With n ≤ 3e5 and m ≤ 10, the total operations are about 3e6 transitions, well within limits.

Test Cases

import sys, io

def run(inp: str) -> str:
    sys.stdin = io.StringIO(inp)
    import sys
    input = sys.stdin.readline

    n, m, k = map(int, input().split())
    a = list(map(int, input().split()))
    
    NEG = -10**30
    dp = [NEG] * m
    ans = 0
    
    for x in a:
        new_dp = [NEG] * m
        new_dp[1 % m] = max(new_dp[1 % m], x)
        
        for r in range(m):
            if dp[r] == NEG:
                continue
            nr = (r + 1) % m
            val = dp[r] + x
            if nr == 0:
                val -= k
            new_dp[nr] = max(new_dp[nr], val)
        
        for r in range(m):
            dp[r] = max(dp[r], new_dp[r])
            ans = max(ans, dp[r])
    
    return str(ans)

# provided sample
assert run("7 3 10\n2 -4 15 -3 4 8 3\n") == "7"

# minimum size
assert run("1 1 5\n10\n") == "5"

# all negative
assert run("3 2 4\n-1 -2 -3\n") == "0"

# m = 1 reduces to Kadane with penalty
assert run("5 1 2\n3 -1 4 -2 5\n") == "7"

# boundary crossing test
assert run("4 2 10\n5 5 5 5\n") == "10"
Test input Expected output What it validates
single element handles m=1 base case minimal length correctness
all negative returns 0 empty subarray dominance
m=1 case transforms into linear penalty reduction sanity check
repeated positives checks penalty timing boundary transitions

Edge Cases

When the array is entirely negative, every DP state may still accumulate negative values, but the algorithm always compares against zero, ensuring the empty subarray remains optimal. For example, with [-5, -2], every extension reduces the score, and no DP state exceeds zero, so the answer correctly stays 0.

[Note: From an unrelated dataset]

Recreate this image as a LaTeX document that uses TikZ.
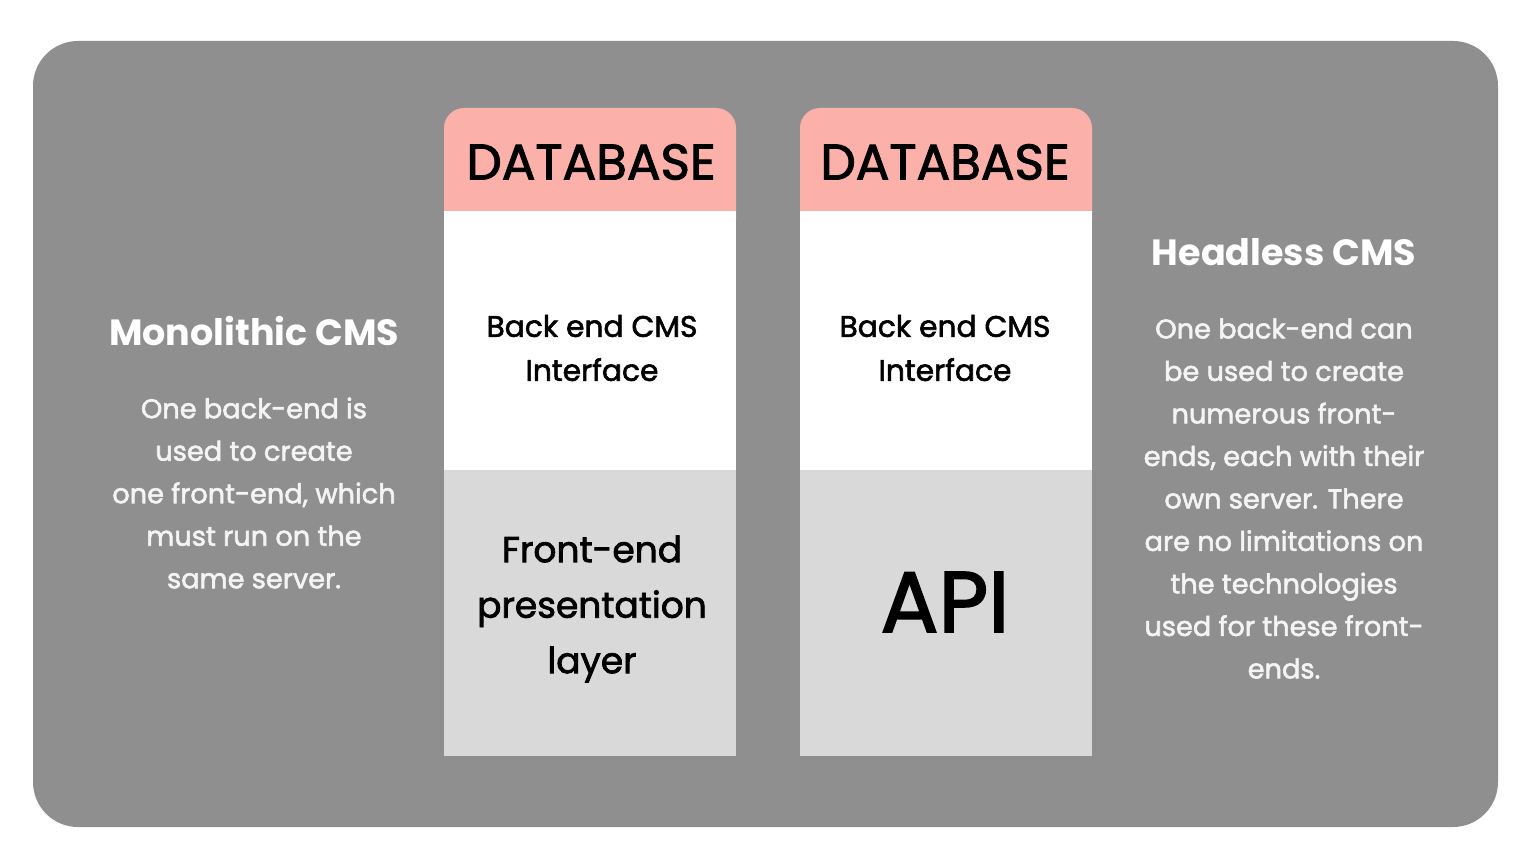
\documentclass[tikz,border=0pt]{standalone}
\usepackage{fontspec}
\setmainfont{Poppins}
\newfontfamily\medfont[FakeBold=2]{Poppins}
\definecolor{bg}{HTML}{8F8F8F}
\definecolor{pinkc}{HTML}{FBB0A9}
\definecolor{lgray}{HTML}{D9D9D9}
\definecolor{bodyc}{HTML}{F4F4F4}
\begin{document}
\begin{tikzpicture}[x=1pt,y=-1pt,
  heading/.style={text=white,font=\fontsize{36.5}{40}\selectfont\bfseries},
  bodytext/.style={text=bodyc,align=center,font=\medfont\fontsize{27.2}{42.5}\selectfont},
  dbtext/.style={text=black,font=\medfont\fontsize{50}{55}\selectfont},
  boxtext/.style={text=black,align=center,font=\medfont\fontsize{29.7}{44}\selectfont},
  fetext/.style={text=black,align=center,font=\medfont\fontsize{36}{55.5}\selectfont},
]
\useasboundingbox (0,0) rectangle (1536,864);
\fill[white] (0,0) rectangle (1536,864);
\fill[bg,rounded corners=45pt] (33,41) rectangle (1498,827);
% left column
\fill[pinkc,rounded corners=20pt] (444,108) rectangle (736,240);
\fill[white] (444,211) rectangle (736,470);
\fill[lgray] (444,470) rectangle (736,756);
% right column
\fill[pinkc,rounded corners=20pt] (800,108) rectangle (1092,240);
\fill[white] (800,211) rectangle (1092,470);
\fill[lgray] (800,470) rectangle (1092,756);
% texts
\node[dbtext] (db1) at (591,162) {DATABASE};
\node[dbtext] (db2) at (945,162) {DATABASE};
\node[boxtext] (be1) at (592,348) {Back end CMS\\Interface};
\node[boxtext] (be2) at (945,348) {Back end CMS\\Interface};
\node[fetext] (fe) at (592,609) {Front-end\\presentation\\layer};
\node[text=black,font=\medfont\fontsize{86}{90}\selectfont] (api) at (945,602) {API};
\node[heading] (mono) at (254,331) {Monolithic CMS};
\node[bodytext] (monob) at (254,493) {One back-end is\\used to create\\one front-end, which\\must run on the\\same server.};
\node[heading] (head) at (1284,252) {Headless CMS};
\node[bodytext] (headb) at (1284,498.5) {One back-end can\\be used to create\\numerous front-\\ends, each with their\\own server. There\\are no limitations on\\the technologies\\used for these front-\\ends.};
\end{tikzpicture}
\end{document}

When m = 1, every new element completes a block immediately. The DP transitions subtract k on every step, matching the formula a[i] - k. The algorithm therefore behaves exactly like Kadane’s algorithm on transformed values, and the state compression does not break this special case.

When the optimal segment length is not a multiple of m, the DP still tracks partial remainders. The final incomplete block does not incur an extra penalty, because subtraction happens only when the remainder wraps to zero. This ensures that segments like length m + 1 are charged exactly once, not twice, matching the ceiling definition precisely.